Cash change program using loops and if/else

Question

Coding a program that allows user to input a cash amount up to $200.00 and then computes and prints its value in the following denominations (20, 10, 5, 1, .25, .10, .05, .0

Answer 1

Try this... Tested and it works. You problem was in the way reminder was being calculated. You need to divide the amt_ent again with previous step. Again all % operations work only with integers. So you need to convert your double to integer domain by multiplying with 100 before proceeding with calculations.

#include<stdio.h>
#include<stdlib.h>
main()
{
double amt_ent1;
int amt_ent;
int twenty, ten, five, one, quarter, dime, nickel, penny;
do
{ 
    printf ("Enter a dollar amount up to $200.00:");   //<== it is put in due to get the statement again else it execute with the same value.
    scanf ("%lf", &amt_ent1);
    amt_ent = (amt_ent1*100)/100;
    printf ("Name - Assignment 2 - Change-O-Matic\n");
    printf ("Amount entered: $%.2lf\n", amt_ent1);
    printf ("Change breakdown:\n");

    if ((amt_ent > 200.00) || (amt_ent < 00.00)) continue;

    amt_ent = amt_ent1 * 100;
    { /*Change in twenties*/
    twenty= (int) amt_ent/2000;
    if (twenty >= 2)
        printf("%i\t$20.00s\n", twenty);
    if (twenty == 1)
        printf ("%i\t$20.00\n", twenty);

        /*Change in tens*/
    amt_ent = amt_ent % 2000;
    ten = amt_ent/1000;


    if (ten >=2)
        printf ("%i\t$10.00s\n", ten);
    if (ten == 1)
        printf ("%i\t$10.00\n", ten);

        /*Change in fives*/
    amt_ent = amt_ent % 1000;
    five = amt_ent/500;

    if (five >= 2)
        printf ("%i\t$5.00s\n", five);
    if (five == 1)
        printf ("%i\t$5.00\n", five);

        /*Change in ones*/
    amt_ent = amt_ent % 500;
    one = amt_ent/100;

    if (one >= 2)
        printf ("%i\t$1.00s\n", one);
    if (one == 1)
        printf ("%i\t$1.00\n", one);

        /*Change in quarters*/
    amt_ent = amt_ent % 100;
    quarter = amt_ent/25;

    if (quarter >= 2)
        printf ("%i\t$.25s\n", quarter);
    if (quarter == 1)
        printf ("%i\t$.25\n", quarter);

    /*Change in dimes*/
    amt_ent = amt_ent % 25;
    dime = amt_ent/10;

    if (dime >= 2)
        printf ("%i\t$.10s\n", dime);
    if (dime == 1)
        printf ("%i\t$.10\n", dime);

        /*Change in nickels*/
    amt_ent = amt_ent % 10;
    nickel = amt_ent/5;

    if (nickel >= 2)
        printf ("%i\t$.05s\n", nickel);
    if (nickel == 1)
        printf ("%i\t$.05\n", nickel);

        /*Change in pennies*/
    amt_ent = amt_ent % 5;
    penny = amt_ent/1;

    if (penny >= 2)
        printf ("%i\t$.01s\n", penny);
    if (penny == 1)
        printf ("%i\t$.01\n", penny);
    }
}

while ((amt_ent <= 2000) && (amt_ent >= 0));  //<== it is put inside the do loop it is wrong, it come outside the do lopp.

return 0;
}

Answer 2

As regarding you error, there is extra brace present after printf ("Change breakdown:\n");. And you need not to put closing brace after while statement. while ((amt_ent <= 200.00) && (amt_ent >= 00.00));} Remove that also.

For you valid amount handling problem, there is a continue command which skips the remaining loop and reiterate from beginning when encountered.
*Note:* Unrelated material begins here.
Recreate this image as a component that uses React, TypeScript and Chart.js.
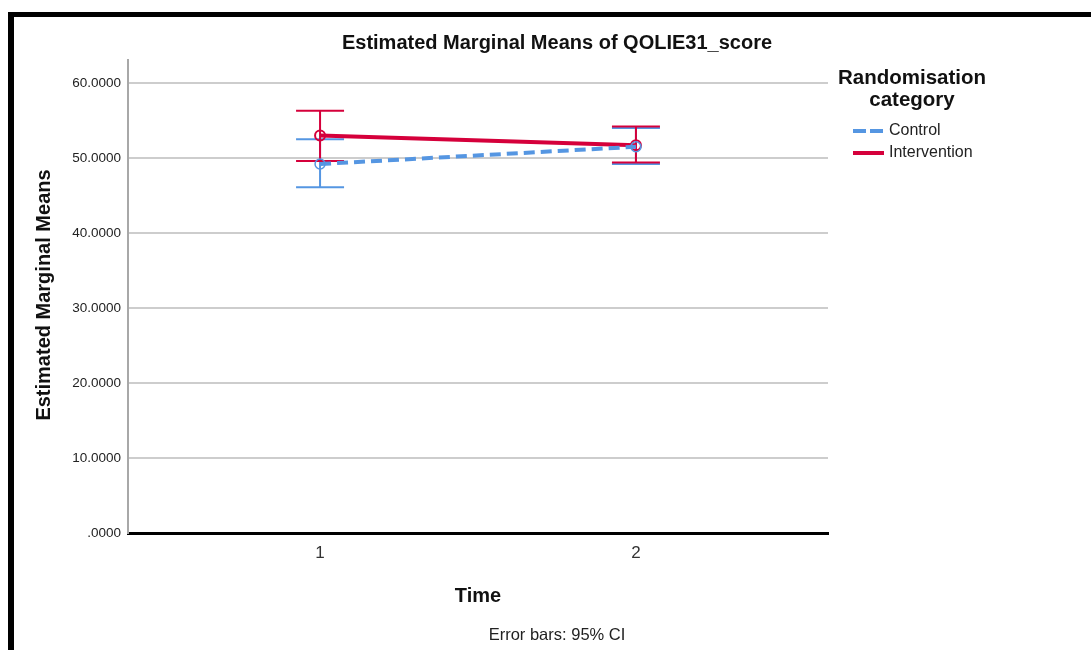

You can use that.

do
  { 
      printf ("Enter a dollar amount up to $200.00:");
      scanf ("%lf", &amt_ent);
      if(amount_ent < 00.00 || amount_ent>200.00)
           continue;
      printf ("Name - Assignment 2 - Change-O-Matic\n");
      printf ("Amount entered: $%.2lf\n", ((amt_ent*100)/100));
      printf ("Change breakdown:\n");

If amount entered is invalid, the continue statement will execute and remains loop is skipped. Then printf ("Enter a dollar amount up to $200.00:"); will be executed. So you can see, user wont be able to go ahead of continue unless he enters correct value of amount.